The Dow Jones industrials shattered their post-terrorist attack lows Friday in a dramatic 390-point selloff that began with news of a government investigation at Johnson & Johnson and quickly turned into a full retreat by bruised investors.
It was the average's seventh biggest point drop ever, and its lowest close in nearly four years. Analysts attributed the declines to Wall Street's unwillingness to make any bets in a market that appears capable of only falling farther stocks have now fallen sharply for nine straight weeks.
"There is just no good news out there right now, and people are not willing to get involved in the market going into a weekend," said Bryan Piskorowski, a market commentator at Prudential Securities. "You've got a buyers' strike going on."
The Dow closed down 390.23, or 4.6 percent, at 8,019.26, after falling as much as 442 points in the final minutes of the session. The finish put the average 216 points beneath the Sept. 21 close following the terrorist attacks and at levels last seen in October 1998. It was also the Dow's seventh biggest one-day point drop ever, after a 436.37 point drop on March 12, 2001.
Broader stock indicators, which have been trading below their Sept. 21 lows for a while, also fell. The Nasdaq composite index slid 37.80, or 2.8 percent, to 1,319.15, and the Standard & Poor's 500 index tumbled 33.80, or 3.8 percent, to 847.76.

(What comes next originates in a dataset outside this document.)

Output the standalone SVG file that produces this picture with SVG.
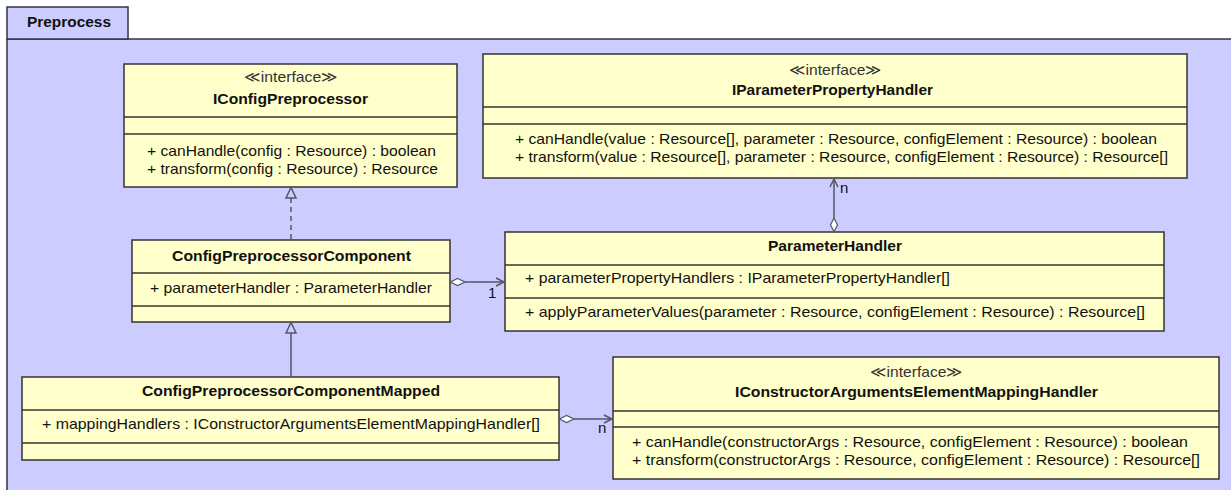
<svg xmlns="http://www.w3.org/2000/svg" width="1231" height="490" viewBox="0 0 1231 490">
<defs>
<style>
.pkg{fill:#ccccff;stroke:#333344;stroke-width:1.5}
.box{fill:#ffffcc;stroke:#333333;stroke-width:1.5}
.sep{stroke:#333333;stroke-width:1.5}
text{font-family:"Liberation Sans",Arial,sans-serif;font-size:15px;fill:#111}
.b{font-weight:bold}
.st{fill:#333}
.ln{fill:none;stroke:#555566;stroke-width:1.5}
.dash{stroke-dasharray:5,4}
.tri{fill:#ccccff;stroke:#555566;stroke-width:1.5}
.dia{fill:#ffffff;stroke:#555566;stroke-width:1.2}
</style>
</defs>
<g id="package">
<rect class="pkg" x="7" y="39" width="1240" height="470"/>
<rect class="pkg" x="7" y="7" width="121" height="32"/>
<text class="b" x="27" y="27" textLength="84" lengthAdjust="spacingAndGlyphs">Preprocess</text>
</g>
<g id="IConfigPreprocessor">
<rect class="box" x="124" y="64" width="333" height="123"/>
<line class="sep" x1="124" y1="117" x2="457" y2="117"/>
<line class="sep" x1="124" y1="134" x2="457" y2="134"/>
<text class="st" x="244" y="82" textLength="94" lengthAdjust="spacingAndGlyphs">≪interface≫</text>
<text class="b" x="213" y="104" textLength="155" lengthAdjust="spacingAndGlyphs">IConfigPreprocessor</text>
<text x="147" y="156" textLength="289" lengthAdjust="spacingAndGlyphs">+ canHandle(config : Resource) : boolean</text>
<text x="147" y="174" textLength="291" lengthAdjust="spacingAndGlyphs">+ transform(config : Resource) : Resource</text>
</g>
<g id="IParameterPropertyHandler">
<rect class="box" x="483" y="54" width="704" height="124"/>
<line class="sep" x1="483" y1="107" x2="1187" y2="107"/>
<line class="sep" x1="483" y1="124" x2="1187" y2="124"/>
<text class="st" x="789" y="75" textLength="93" lengthAdjust="spacingAndGlyphs">≪interface≫</text>
<text class="b" x="732" y="95" textLength="201" lengthAdjust="spacingAndGlyphs">IParameterPropertyHandler</text>
<text x="515" y="144" textLength="642" lengthAdjust="spacingAndGlyphs">+ canHandle(value : Resource[], parameter : Resource, configElement : Resource) : boolean</text>
<text x="515" y="162" textLength="653" lengthAdjust="spacingAndGlyphs">+ transform(value : Resource[], parameter : Resource, configElement : Resource) : Resource[]</text>
</g>
<g id="ConfigPreprocessorComponent">
<rect class="box" x="132" y="240" width="318" height="82"/>
<line class="sep" x1="132" y1="273" x2="450" y2="273"/>
<line class="sep" x1="132" y1="306" x2="450" y2="306"/>
<text class="b" x="172" y="261" textLength="239" lengthAdjust="spacingAndGlyphs">ConfigPreprocessorComponent</text>
<text x="150" y="293" textLength="282" lengthAdjust="spacingAndGlyphs">+ parameterHandler : ParameterHandler</text>
</g>
<g id="ParameterHandler">
<rect class="box" x="505" y="232" width="659" height="99"/>
<line class="sep" x1="505" y1="265" x2="1164" y2="265"/>
<line class="sep" x1="505" y1="298" x2="1164" y2="298"/>
<text class="b" x="768" y="251" textLength="134" lengthAdjust="spacingAndGlyphs">ParameterHandler</text>
<text x="525" y="283" textLength="425" lengthAdjust="spacingAndGlyphs">+ parameterPropertyHandlers : IParameterPropertyHandler[]</text>
<text x="525" y="317" textLength="620" lengthAdjust="spacingAndGlyphs">+ applyParameterValues(parameter : Resource, configElement : Resource) : Resource[]</text>
</g>
<g id="ConfigPreprocessorComponentMapped">
<rect class="box" x="22" y="377" width="537" height="83"/>
<line class="sep" x1="22" y1="410" x2="559" y2="410"/>
<line class="sep" x1="22" y1="443" x2="559" y2="443"/>
<text class="b" x="142" y="396" textLength="298" lengthAdjust="spacingAndGlyphs">ConfigPreprocessorComponentMapped</text>
<text x="42" y="429" textLength="498" lengthAdjust="spacingAndGlyphs">+ mappingHandlers : IConstructorArgumentsElementMappingHandler[]</text>
</g>
<g id="IConstructorArgumentsElementMappingHandler">
<rect class="box" x="613" y="357" width="606" height="122"/>
<line class="sep" x1="613" y1="411" x2="1219" y2="411"/>
<line class="sep" x1="613" y1="427" x2="1219" y2="427"/>
<text class="st" x="870" y="377" textLength="93" lengthAdjust="spacingAndGlyphs">≪interface≫</text>
<text class="b" x="735" y="397" textLength="363" lengthAdjust="spacingAndGlyphs">IConstructorArgumentsElementMappingHandler</text>
<text x="632" y="447" textLength="556" lengthAdjust="spacingAndGlyphs">+ canHandle(constructorArgs : Resource, configElement : Resource) : boolean</text>
<text x="632" y="465" textLength="568" lengthAdjust="spacingAndGlyphs">+ transform(constructorArgs : Resource, configElement : Resource) : Resource[]</text>
</g>
<g id="connectors">
<line class="ln dash" x1="291" y1="198" x2="291" y2="240"/>
<polygon class="tri" points="291,187.5 286,198 296,198"/>
<line class="ln" x1="291" y1="333" x2="291" y2="377"/>
<polygon class="tri" points="291,322.5 286,333 296,333"/>
<line class="ln" x1="465" y1="282" x2="504" y2="282"/>
<polygon class="dia" points="450.5,282 457.5,278.5 465,282 457.5,285.5"/>
<polyline class="ln" points="496,278 504,282 496,286"/>
<text x="488" y="298">1</text>
<line class="ln" x1="834" y1="179" x2="834" y2="218"/>
<polygon class="dia" points="834,231.5 830.5,225 834,218 837.5,225"/>
<polyline class="ln" points="830,187 834,179 838,187"/>
<text x="840" y="193">n</text>
<line class="ln" x1="574" y1="419" x2="612" y2="419"/>
<polygon class="dia" points="559.5,419 566.5,415.5 574,419 566.5,422.5"/>
<polyline class="ln" points="604,415 612,419 604,423"/>
<text x="598" y="433">n</text>
</g>
</svg>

For the week, the Dow lost 7.7 percent, the Nasdaq fell nearly 4.0 percent and the S&P dropped almost 8.0 percent.
A reconfiguration of the S&P, as well as the expiration of some index and stock options, added to the volatility. The S&P is replacing its foreign stock components Friday with domestic ones. As a result, funds that track the index had to adjust their portfolios to match.
In trading Friday, J&J dropped $7.88, nearly 16 percent, to $41.55 after The New York Times reported that the FDA and the Justice Department investigating a company factory that makes an anemia drug linked to illnesses in Europe and Canada. The company told the newspaper that it was aware of a government investigation, but did not know its precise nature.
Even though the J&J investigation does not appear to involve accounting issues, investors were unwilling to take any chances and the selling quickly spread across the market. American Express dropped $1.88 to $31.65, while ExxonMobil tumbled $2.35 to $32.40. Not a single stock in the Dow managed to end regular trading with a gain.
Wall Street also reacted negatively to the latest batch of earnings reports. Second-quarter earnings report season began in earnest this week.
Merck fell 50 cents to $41.50 after reporting second-quarter results in line with expectations despite a 4 percent drop in profits.
In the tech sector, Microsoft fell $1.55 to $49.56 after beating analysts' expectations but reducing its forecast for later this year.
Sun Microsystems dropped $1.55 to $4.25, a new 52-week low, after reporting results in line with expectations, but indicating its current quarter's results are being affected by difficult business conditions.
"It's very volatile out there," said Robert Harrington, head of listed block trading at UBS Warburg. "There seems to be a disaster a day, and investors are frustrated."
Also Friday, the Commerce Department reported that the U.S. trade deficit grew to a record $37.6 billion in May, a 4.1 percent increase from the previous month. In a separate report, the Labor Department said consumer prices increased by 0.1 percent in June, suggesting that inflation is still relatively stable.
Declining issues led advancers nearly 4 to 1 on the New York Stock Exchange, which had its busiest day ever. Consolidated volume came to 3.05 billion shares, compared with 2.08 billion shares Thursday.
The Russell 2000 index fell 10.51 to 386.20.
Overseas, Japan's Nikkei stock average slid 2.8 percent. In Europe, Germany's DAX index fell 5.1 percent, Britain's FTSE 100 slipped 4.6 percent, and France's CAC-40 lost 5.4 percent.